**WHAT THE TASK ASKS:** Your answer is a single number: the count of lines that contain the string "matplotlib".
..........
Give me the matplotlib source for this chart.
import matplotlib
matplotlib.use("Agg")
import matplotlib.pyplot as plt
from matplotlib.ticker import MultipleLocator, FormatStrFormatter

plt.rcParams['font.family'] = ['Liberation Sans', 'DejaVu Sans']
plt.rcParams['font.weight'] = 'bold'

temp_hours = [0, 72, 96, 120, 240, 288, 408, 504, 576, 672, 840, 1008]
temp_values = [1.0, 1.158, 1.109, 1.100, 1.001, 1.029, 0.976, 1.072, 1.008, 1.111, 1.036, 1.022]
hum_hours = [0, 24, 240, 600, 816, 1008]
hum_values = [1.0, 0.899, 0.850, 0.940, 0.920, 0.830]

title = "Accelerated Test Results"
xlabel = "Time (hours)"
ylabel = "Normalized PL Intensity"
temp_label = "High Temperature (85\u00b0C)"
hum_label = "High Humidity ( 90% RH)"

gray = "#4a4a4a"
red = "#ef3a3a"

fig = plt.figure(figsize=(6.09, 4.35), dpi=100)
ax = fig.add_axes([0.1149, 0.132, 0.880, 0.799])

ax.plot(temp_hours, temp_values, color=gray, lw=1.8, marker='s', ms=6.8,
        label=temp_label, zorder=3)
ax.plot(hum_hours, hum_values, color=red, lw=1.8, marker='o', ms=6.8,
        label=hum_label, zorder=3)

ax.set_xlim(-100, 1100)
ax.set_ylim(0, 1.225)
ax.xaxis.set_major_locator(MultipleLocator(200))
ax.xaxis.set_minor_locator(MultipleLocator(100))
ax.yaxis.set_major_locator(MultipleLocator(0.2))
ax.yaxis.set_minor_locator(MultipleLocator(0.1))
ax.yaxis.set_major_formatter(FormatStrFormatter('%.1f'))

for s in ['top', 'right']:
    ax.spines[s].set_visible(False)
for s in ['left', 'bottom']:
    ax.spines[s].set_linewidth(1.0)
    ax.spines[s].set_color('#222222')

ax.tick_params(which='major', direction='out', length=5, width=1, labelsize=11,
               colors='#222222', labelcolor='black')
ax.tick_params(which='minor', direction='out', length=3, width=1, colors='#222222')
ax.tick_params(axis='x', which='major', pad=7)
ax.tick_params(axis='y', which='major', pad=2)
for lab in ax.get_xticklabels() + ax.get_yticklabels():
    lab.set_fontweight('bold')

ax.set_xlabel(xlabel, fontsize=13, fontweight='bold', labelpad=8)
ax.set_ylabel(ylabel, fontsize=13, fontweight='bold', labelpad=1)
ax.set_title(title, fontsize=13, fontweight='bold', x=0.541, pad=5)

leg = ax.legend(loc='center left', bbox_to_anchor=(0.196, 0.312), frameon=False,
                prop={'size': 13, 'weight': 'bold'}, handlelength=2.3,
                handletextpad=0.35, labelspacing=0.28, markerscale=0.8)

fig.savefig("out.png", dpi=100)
..........
**TASK SOLUTION:** 5